Morocco approves $167 million economic shield against Middle East war fallout
RABAT — Morocco’s government on Thursday approved a comprehensive emergency package valued at 1.65 billion dirhams ($167 million) designed to cushion the national economy from the ripple effects of the ongoing Middle East war, officials announced following a cabinet meeting.
The package focuses on immediate price stability and targeted support for vulnerable sectors, with the centrepiece being a temporary freeze on the prices of butane gas, electricity, and professional transport services. The measures aim to prevent sharp cost increases from being passed on to citizens and businesses amid global energy market turbulence caused by the regional conflict.
Since the escalation of hostilities on February 28 — marked by Iranian strikes across the Gulf and disruptions to maritime routes — international oil and shipping costs have surged, threatening to drive up inflation in import-dependent economies like Morocco. The government described the package as a “proactive and decisive” response to safeguard purchasing power and economic continuity.

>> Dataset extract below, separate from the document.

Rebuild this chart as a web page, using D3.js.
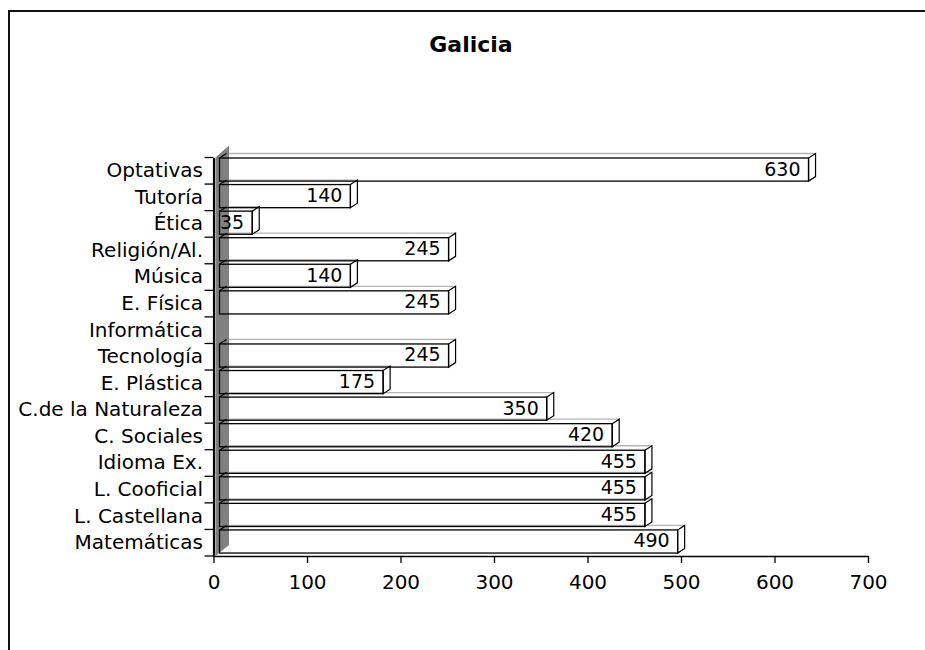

Key Measures in the Support Package
- Price Freeze on Essentials: Butane (widely used for household cooking and heating), electricity tariffs, and fares for professional transport (taxis, buses, and freight) will be held at current levels for a specified period, shielding millions of Moroccan families and small enterprises from immediate price hikes.
- Targeted Subsidies and Compensation: The package includes direct financial support to state-owned utilities and transport operators to cover the gap between frozen consumer prices and rising international costs.
- Broader Economic Relief: Additional allocations will support affected sectors such as agriculture, fisheries, and small- and medium-sized enterprises facing higher fuel and logistics expenses.
The total 1.65-billion-dirham envelope will be drawn from existing budgetary reserves and contingency funds, ensuring no new taxes or borrowing are required in the short term.
Prime Minister Aziz Akhannouch stated that the decision reflects the government’s commitment to “preserving social cohesion and economic stability at a time when external shocks could otherwise burden citizens.” He added that the measures are temporary and will be reviewed regularly based on developments in the Middle East and global energy markets.
Morocco, though not directly involved in the conflict, is highly exposed to its economic consequences. The country imports nearly all of its energy needs, and any sustained disruption in the Strait of Hormuz or spikes in oil prices directly affects inflation, transport costs, and the cost of living.
By freezing key utility and transport prices, authorities expect to limit headline inflation, protect low- and middle-income households (particularly in rural areas where butane is a daily necessity), and prevent a slowdown in economic activity. Economists estimate the package could save the average household several hundred dirhams per month while helping businesses maintain competitiveness.
The move comes as part of a wider regional trend. Gulf and North African governments have rolled out similar support measures in recent weeks to absorb war-related shocks. Moroccan officials have stressed that the package complements ongoing diplomatic efforts and energy diversification strategies, including renewable energy expansion under the National Energy Strategy.
Implementation begins immediately, with the price freezes taking effect from Friday. The government has pledged full transparency in the allocation of funds and has called on citizens and businesses to report any attempts to circumvent the measures.